**What is expected:** Write out the listing below in full and exactly, leaving out every picture.
━━━━━ Given data
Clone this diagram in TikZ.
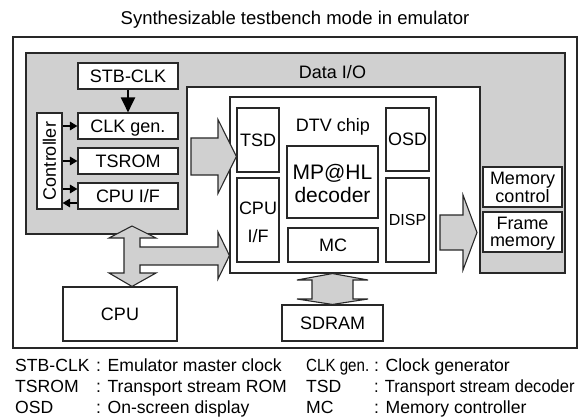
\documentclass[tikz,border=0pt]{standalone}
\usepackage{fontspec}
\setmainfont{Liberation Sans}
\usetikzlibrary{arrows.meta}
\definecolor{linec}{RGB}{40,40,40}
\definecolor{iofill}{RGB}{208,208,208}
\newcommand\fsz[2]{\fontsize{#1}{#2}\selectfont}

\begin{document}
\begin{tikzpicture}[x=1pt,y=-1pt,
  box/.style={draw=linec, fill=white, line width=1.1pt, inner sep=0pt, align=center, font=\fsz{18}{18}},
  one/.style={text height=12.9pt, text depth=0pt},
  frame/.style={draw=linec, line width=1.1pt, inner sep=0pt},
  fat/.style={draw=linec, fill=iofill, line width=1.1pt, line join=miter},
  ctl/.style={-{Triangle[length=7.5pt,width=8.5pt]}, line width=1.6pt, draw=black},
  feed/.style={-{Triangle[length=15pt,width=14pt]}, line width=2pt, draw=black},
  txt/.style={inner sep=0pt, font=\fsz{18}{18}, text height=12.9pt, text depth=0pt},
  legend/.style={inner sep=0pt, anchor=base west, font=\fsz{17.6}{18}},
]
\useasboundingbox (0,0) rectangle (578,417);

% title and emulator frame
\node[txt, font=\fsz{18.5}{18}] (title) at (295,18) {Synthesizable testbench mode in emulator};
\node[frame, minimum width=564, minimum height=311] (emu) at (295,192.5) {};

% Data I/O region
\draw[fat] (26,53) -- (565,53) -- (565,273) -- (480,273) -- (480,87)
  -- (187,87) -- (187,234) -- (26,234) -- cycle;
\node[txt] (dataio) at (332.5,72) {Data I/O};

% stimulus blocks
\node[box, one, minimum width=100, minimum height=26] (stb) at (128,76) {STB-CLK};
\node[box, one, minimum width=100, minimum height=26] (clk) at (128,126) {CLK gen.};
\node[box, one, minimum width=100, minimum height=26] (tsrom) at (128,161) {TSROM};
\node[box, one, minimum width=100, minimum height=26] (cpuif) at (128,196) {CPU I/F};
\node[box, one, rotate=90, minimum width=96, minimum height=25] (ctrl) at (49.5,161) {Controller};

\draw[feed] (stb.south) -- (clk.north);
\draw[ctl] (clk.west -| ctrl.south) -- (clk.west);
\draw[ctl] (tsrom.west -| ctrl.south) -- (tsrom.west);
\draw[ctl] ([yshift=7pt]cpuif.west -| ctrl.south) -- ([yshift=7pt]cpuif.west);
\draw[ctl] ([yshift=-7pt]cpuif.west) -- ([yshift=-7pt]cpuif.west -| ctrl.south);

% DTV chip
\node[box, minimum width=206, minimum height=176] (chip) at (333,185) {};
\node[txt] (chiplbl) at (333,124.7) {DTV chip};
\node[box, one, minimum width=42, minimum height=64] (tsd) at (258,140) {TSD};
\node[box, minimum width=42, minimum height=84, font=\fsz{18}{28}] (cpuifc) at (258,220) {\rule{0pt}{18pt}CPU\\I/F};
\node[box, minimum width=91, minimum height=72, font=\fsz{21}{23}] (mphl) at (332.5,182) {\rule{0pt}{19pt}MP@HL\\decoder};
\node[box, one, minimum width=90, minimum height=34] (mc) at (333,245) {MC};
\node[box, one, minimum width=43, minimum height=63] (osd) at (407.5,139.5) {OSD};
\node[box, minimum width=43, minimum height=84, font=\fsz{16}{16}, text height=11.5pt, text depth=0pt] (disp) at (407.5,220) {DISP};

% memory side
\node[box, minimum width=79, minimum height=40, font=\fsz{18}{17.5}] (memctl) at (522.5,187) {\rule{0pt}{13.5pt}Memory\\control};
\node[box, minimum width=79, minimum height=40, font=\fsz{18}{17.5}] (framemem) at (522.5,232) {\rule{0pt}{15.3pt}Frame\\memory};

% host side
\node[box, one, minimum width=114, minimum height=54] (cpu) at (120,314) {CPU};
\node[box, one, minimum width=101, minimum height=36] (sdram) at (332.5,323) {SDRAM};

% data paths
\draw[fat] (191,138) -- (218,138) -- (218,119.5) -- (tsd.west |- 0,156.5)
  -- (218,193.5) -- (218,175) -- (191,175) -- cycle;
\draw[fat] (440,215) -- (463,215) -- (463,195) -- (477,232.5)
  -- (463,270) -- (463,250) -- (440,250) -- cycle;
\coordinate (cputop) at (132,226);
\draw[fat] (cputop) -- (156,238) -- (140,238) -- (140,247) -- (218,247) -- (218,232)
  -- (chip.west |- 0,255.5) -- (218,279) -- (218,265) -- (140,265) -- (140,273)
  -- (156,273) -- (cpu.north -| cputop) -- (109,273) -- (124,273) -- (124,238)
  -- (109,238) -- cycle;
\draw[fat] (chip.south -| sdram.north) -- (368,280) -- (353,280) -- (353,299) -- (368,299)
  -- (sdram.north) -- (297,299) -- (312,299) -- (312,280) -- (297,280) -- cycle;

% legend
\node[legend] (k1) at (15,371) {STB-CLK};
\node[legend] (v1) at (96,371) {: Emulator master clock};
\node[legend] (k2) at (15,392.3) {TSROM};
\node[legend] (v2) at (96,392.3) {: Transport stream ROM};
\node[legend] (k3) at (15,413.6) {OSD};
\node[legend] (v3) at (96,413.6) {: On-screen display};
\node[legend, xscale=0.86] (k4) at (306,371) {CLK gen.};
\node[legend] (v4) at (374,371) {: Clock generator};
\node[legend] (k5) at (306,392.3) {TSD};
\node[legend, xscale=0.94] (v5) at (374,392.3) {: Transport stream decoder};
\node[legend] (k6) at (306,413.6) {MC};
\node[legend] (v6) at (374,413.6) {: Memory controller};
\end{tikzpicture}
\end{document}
━━━━━━━━━━
**Solution for this exercise:**
Clone this diagram in TikZ.
\documentclass[tikz,border=0pt]{standalone}
\usepackage{fontspec}
\setmainfont{Liberation Sans}
\usetikzlibrary{arrows.meta}
\definecolor{linec}{RGB}{40,40,40}
\definecolor{iofill}{RGB}{208,208,208}
\newcommand\fsz[2]{\fontsize{#1}{#2}\selectfont}

\begin{document}
\begin{tikzpicture}[x=1pt,y=-1pt,
  box/.style={draw=linec, fill=white, line width=1.1pt, inner sep=0pt, align=center, font=\fsz{18}{18}},
  one/.style={text height=12.9pt, text depth=0pt},
  frame/.style={draw=linec, line width=1.1pt, inner sep=0pt},
  fat/.style={draw=linec, fill=iofill, line width=1.1pt, line join=miter},
  ctl/.style={-{Triangle[length=7.5pt,width=8.5pt]}, line width=1.6pt, draw=black},
  feed/.style={-{Triangle[length=15pt,width=14pt]}, line width=2pt, draw=black},
  txt/.style={inner sep=0pt, font=\fsz{18}{18}, text height=12.9pt, text depth=0pt},
  legend/.style={inner sep=0pt, anchor=base west, font=\fsz{17.6}{18}},
]
\useasboundingbox (0,0) rectangle (578,417);

% title and emulator frame
\node[txt, font=\fsz{18.5}{18}] (title) at (295,18) {Synthesizable testbench mode in emulator};
\node[frame, minimum width=564, minimum height=311] (emu) at (295,192.5) {};

% Data I/O region
\draw[fat] (26,53) -- (565,53) -- (565,273) -- (480,273) -- (480,87)
  -- (187,87) -- (187,234) -- (26,234) -- cycle;
\node[txt] (dataio) at (332.5,72) {Data I/O};

% stimulus blocks
\node[box, one, minimum width=100, minimum height=26] (stb) at (128,76) {STB-CLK};
\node[box, one, minimum width=100, minimum height=26] (clk) at (128,126) {CLK gen.};
\node[box, one, minimum width=100, minimum height=26] (tsrom) at (128,161) {TSROM};
\node[box, one, minimum width=100, minimum height=26] (cpuif) at (128,196) {CPU I/F};
\node[box, one, rotate=90, minimum width=96, minimum height=25] (ctrl) at (49.5,161) {Controller};

\draw[feed] (stb.south) -- (clk.north);
\draw[ctl] (clk.west -| ctrl.south) -- (clk.west);
\draw[ctl] (tsrom.west -| ctrl.south) -- (tsrom.west);
\draw[ctl] ([yshift=7pt]cpuif.west -| ctrl.south) -- ([yshift=7pt]cpuif.west);
\draw[ctl] ([yshift=-7pt]cpuif.west) -- ([yshift=-7pt]cpuif.west -| ctrl.south);

% DTV chip
\node[box, minimum width=206, minimum height=176] (chip) at (333,185) {};
\node[txt] (chiplbl) at (333,124.7) {DTV chip};
\node[box, one, minimum width=42, minimum height=64] (tsd) at (258,140) {TSD};
\node[box, minimum width=42, minimum height=84, font=\fsz{18}{28}] (cpuifc) at (258,220) {\rule{0pt}{18pt}CPU\\I/F};
\node[box, minimum width=91, minimum height=72, font=\fsz{21}{23}] (mphl) at (332.5,182) {\rule{0pt}{19pt}MP@HL\\decoder};
\node[box, one, minimum width=90, minimum height=34] (mc) at (333,245) {MC};
\node[box, one, minimum width=43, minimum height=63] (osd) at (407.5,139.5) {OSD};
\node[box, minimum width=43, minimum height=84, font=\fsz{16}{16}, text height=11.5pt, text depth=0pt] (disp) at (407.5,220) {DISP};

% memory side
\node[box, minimum width=79, minimum height=40, font=\fsz{18}{17.5}] (memctl) at (522.5,187) {\rule{0pt}{13.5pt}Memory\\control};
\node[box, minimum width=79, minimum height=40, font=\fsz{18}{17.5}] (framemem) at (522.5,232) {\rule{0pt}{15.3pt}Frame\\memory};

% host side
\node[box, one, minimum width=114, minimum height=54] (cpu) at (120,314) {CPU};
\node[box, one, minimum width=101, minimum height=36] (sdram) at (332.5,323) {SDRAM};

% data paths
\draw[fat] (191,138) -- (218,138) -- (218,119.5) -- (tsd.west |- 0,156.5)
  -- (218,193.5) -- (218,175) -- (191,175) -- cycle;
\draw[fat] (440,215) -- (463,215) -- (463,195) -- (477,232.5)
  -- (463,270) -- (463,250) -- (440,250) -- cycle;
\coordinate (cputop) at (132,226);
\draw[fat] (cputop) -- (156,238) -- (140,238) -- (140,247) -- (218,247) -- (218,232)
  -- (chip.west |- 0,255.5) -- (218,279) -- (218,265) -- (140,265) -- (140,273)
  -- (156,273) -- (cpu.north -| cputop) -- (109,273) -- (124,273) -- (124,238)
  -- (109,238) -- cycle;
\draw[fat] (chip.south -| sdram.north) -- (368,280) -- (353,280) -- (353,299) -- (368,299)
  -- (sdram.north) -- (297,299) -- (312,299) -- (312,280) -- (297,280) -- cycle;

% legend
\node[legend] (k1) at (15,371) {STB-CLK};
\node[legend] (v1) at (96,371) {: Emulator master clock};
\node[legend] (k2) at (15,392.3) {TSROM};
\node[legend] (v2) at (96,392.3) {: Transport stream ROM};
\node[legend] (k3) at (15,413.6) {OSD};
\node[legend] (v3) at (96,413.6) {: On-screen display};
\node[legend, xscale=0.86] (k4) at (306,371) {CLK gen.};
\node[legend] (v4) at (374,371) {: Clock generator};
\node[legend] (k5) at (306,392.3) {TSD};
\node[legend, xscale=0.94] (v5) at (374,392.3) {: Transport stream decoder};
\node[legend] (k6) at (306,413.6) {MC};
\node[legend] (v6) at (374,413.6) {: Memory controller};
\end{tikzpicture}
\end{document}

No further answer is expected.